Standards address ‘unknown variables’ that could prevent students from engaging

Posted

On April 13, Jeffco Public Schools informed families that in response to COVID-19 and the need to transition to remote learning and instruction, grading will look different this semester for students in all grade levels.

“In a remote learning environment, there are many unknown variables that can contribute to students’ ability or inability to engage,” said the district statement, prompting Jeffco to change its grading approach.

For high school and middle school students, grades will be determined based on several factors.

“As long as students continue to participate,” students’ grades cannot drop lower than the grade they received in the most recently completed grading period, the statement said.

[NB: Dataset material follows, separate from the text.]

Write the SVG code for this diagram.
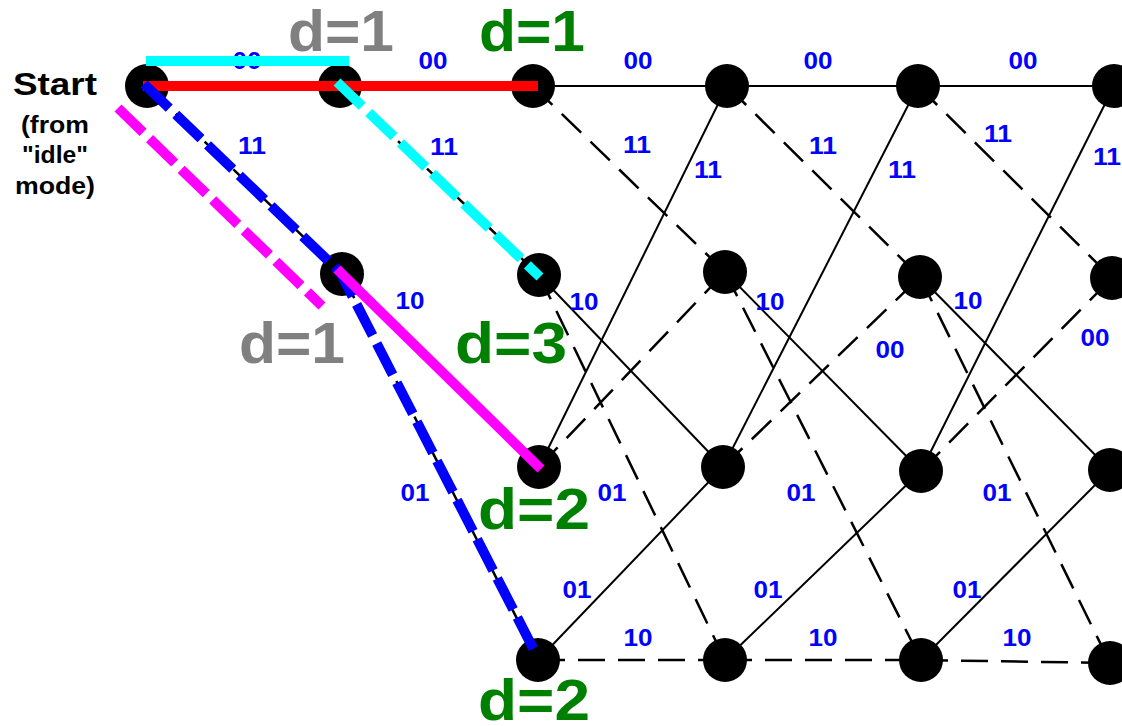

That period may be a semester, trimester or quarter, depending on the school.

Individual schools determine what measures show a student is participating in remote learning.

“Definitions of participation should include demonstrating progress towards mastery of content standards,” the statement said.

While participating students’ grades cannot drop, students can raise their grades by completing assignments throughout the remainder of the school year.

In high schools, students can also choose to accept a credit or no credit indicator on their transcript instead of a traditional grade, though the option may not be available for some concurrent or dual enrollment classes.

In elementary schools, “for the duration of the third trimester, students and teachers have exclusively engaged in remote learning,” the statement said. “Because of this shift, grading for the remainder of this academic year will focus on more qualitative feedback from teachers,” including comments on whether a student has met expectations and can advance to the next grade in the fall.

Charter and innovation schools will determine and communicate their own grading policies, the statement said.